TASK INSTRUCTIONS:
Transcribe the lines below verbatim, skipping the images.

GIVEN DATA:
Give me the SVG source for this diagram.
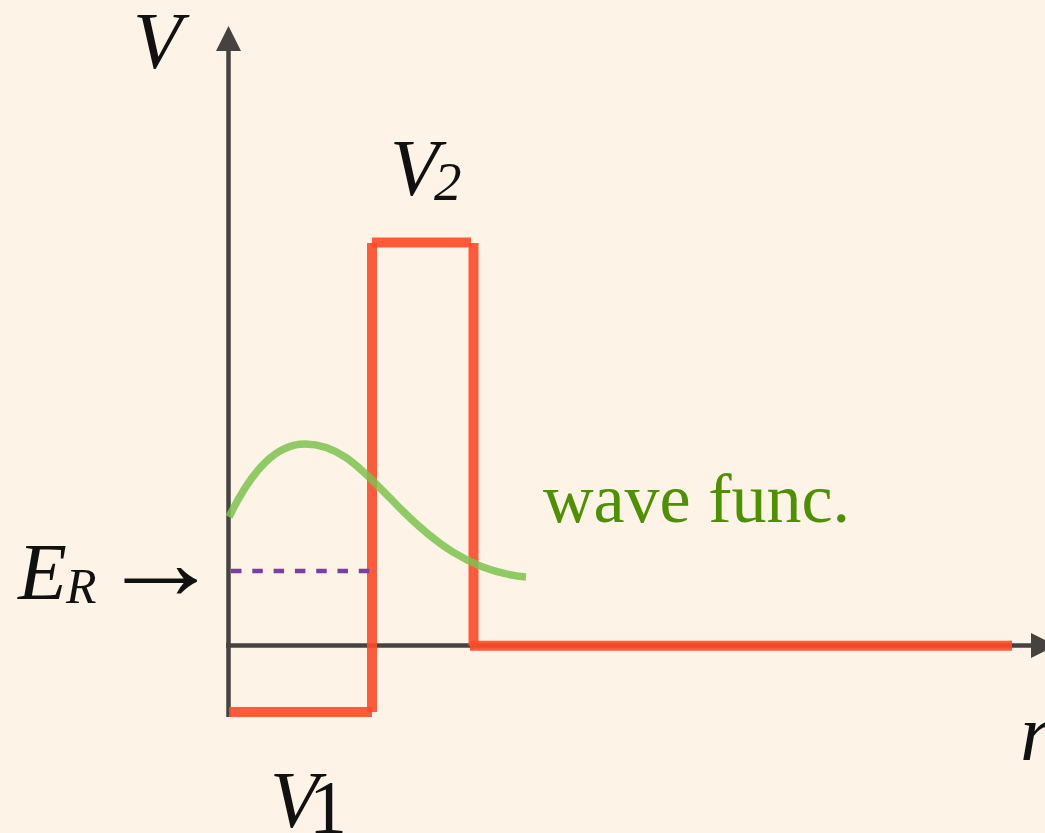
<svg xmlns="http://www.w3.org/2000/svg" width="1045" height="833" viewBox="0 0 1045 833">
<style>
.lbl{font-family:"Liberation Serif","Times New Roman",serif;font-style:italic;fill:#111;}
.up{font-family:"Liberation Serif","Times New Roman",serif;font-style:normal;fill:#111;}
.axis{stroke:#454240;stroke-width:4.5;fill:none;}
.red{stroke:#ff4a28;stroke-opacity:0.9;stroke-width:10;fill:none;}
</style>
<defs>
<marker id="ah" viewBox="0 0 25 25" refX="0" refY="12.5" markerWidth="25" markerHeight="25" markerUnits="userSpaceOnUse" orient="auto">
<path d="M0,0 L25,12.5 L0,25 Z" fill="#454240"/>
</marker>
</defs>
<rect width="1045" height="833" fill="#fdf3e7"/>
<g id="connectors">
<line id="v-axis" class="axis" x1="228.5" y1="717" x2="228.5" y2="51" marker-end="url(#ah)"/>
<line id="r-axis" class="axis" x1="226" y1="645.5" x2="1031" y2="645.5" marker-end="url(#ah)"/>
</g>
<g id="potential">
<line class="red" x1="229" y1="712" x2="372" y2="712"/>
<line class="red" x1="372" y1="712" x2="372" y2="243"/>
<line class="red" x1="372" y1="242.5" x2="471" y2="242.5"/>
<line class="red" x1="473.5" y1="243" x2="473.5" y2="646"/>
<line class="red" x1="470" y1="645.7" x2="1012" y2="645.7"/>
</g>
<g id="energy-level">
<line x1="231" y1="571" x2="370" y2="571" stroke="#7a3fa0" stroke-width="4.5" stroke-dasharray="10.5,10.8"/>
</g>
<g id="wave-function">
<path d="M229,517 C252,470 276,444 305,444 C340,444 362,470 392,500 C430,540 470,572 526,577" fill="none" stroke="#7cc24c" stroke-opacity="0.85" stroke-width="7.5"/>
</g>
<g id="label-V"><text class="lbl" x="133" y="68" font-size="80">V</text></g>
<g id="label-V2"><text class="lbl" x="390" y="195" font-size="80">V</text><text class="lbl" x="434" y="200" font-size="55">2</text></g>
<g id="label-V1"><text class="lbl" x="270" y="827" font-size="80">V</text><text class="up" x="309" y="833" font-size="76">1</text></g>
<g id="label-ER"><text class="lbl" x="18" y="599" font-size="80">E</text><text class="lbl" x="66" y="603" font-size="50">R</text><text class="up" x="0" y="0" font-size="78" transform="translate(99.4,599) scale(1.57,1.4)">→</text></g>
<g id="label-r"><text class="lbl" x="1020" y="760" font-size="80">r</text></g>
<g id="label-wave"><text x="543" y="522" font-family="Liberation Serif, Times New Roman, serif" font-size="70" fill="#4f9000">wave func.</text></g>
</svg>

EXERCISE RESULT:
Give me the SVG source for this diagram.
<svg xmlns="http://www.w3.org/2000/svg" width="1045" height="833" viewBox="0 0 1045 833">
<style>
.lbl{font-family:"Liberation Serif","Times New Roman",serif;font-style:italic;fill:#111;}
.up{font-family:"Liberation Serif","Times New Roman",serif;font-style:normal;fill:#111;}
.axis{stroke:#454240;stroke-width:4.5;fill:none;}
.red{stroke:#ff4a28;stroke-opacity:0.9;stroke-width:10;fill:none;}
</style>
<defs>
<marker id="ah" viewBox="0 0 25 25" refX="0" refY="12.5" markerWidth="25" markerHeight="25" markerUnits="userSpaceOnUse" orient="auto">
<path d="M0,0 L25,12.5 L0,25 Z" fill="#454240"/>
</marker>
</defs>
<rect width="1045" height="833" fill="#fdf3e7"/>
<g id="connectors">
<line id="v-axis" class="axis" x1="228.5" y1="717" x2="228.5" y2="51" marker-end="url(#ah)"/>
<line id="r-axis" class="axis" x1="226" y1="645.5" x2="1031" y2="645.5" marker-end="url(#ah)"/>
</g>
<g id="potential">
<line class="red" x1="229" y1="712" x2="372" y2="712"/>
<line class="red" x1="372" y1="712" x2="372" y2="243"/>
<line class="red" x1="372" y1="242.5" x2="471" y2="242.5"/>
<line class="red" x1="473.5" y1="243" x2="473.5" y2="646"/>
<line class="red" x1="470" y1="645.7" x2="1012" y2="645.7"/>
</g>
<g id="energy-level">
<line x1="231" y1="571" x2="370" y2="571" stroke="#7a3fa0" stroke-width="4.5" stroke-dasharray="10.5,10.8"/>
</g>
<g id="wave-function">
<path d="M229,517 C252,470 276,444 305,444 C340,444 362,470 392,500 C430,540 470,572 526,577" fill="none" stroke="#7cc24c" stroke-opacity="0.85" stroke-width="7.5"/>
</g>
<g id="label-V"><text class="lbl" x="133" y="68" font-size="80">V</text></g>
<g id="label-V2"><text class="lbl" x="390" y="195" font-size="80">V</text><text class="lbl" x="434" y="200" font-size="55">2</text></g>
<g id="label-V1"><text class="lbl" x="270" y="827" font-size="80">V</text><text class="up" x="309" y="833" font-size="76">1</text></g>
<g id="label-ER"><text class="lbl" x="18" y="599" font-size="80">E</text><text class="lbl" x="66" y="603" font-size="50">R</text><text class="up" x="0" y="0" font-size="78" transform="translate(99.4,599) scale(1.57,1.4)">→</text></g>
<g id="label-r"><text class="lbl" x="1020" y="760" font-size="80">r</text></g>
<g id="label-wave"><text x="543" y="522" font-family="Liberation Serif, Times New Roman, serif" font-size="70" fill="#4f9000">wave func.</text></g>
</svg>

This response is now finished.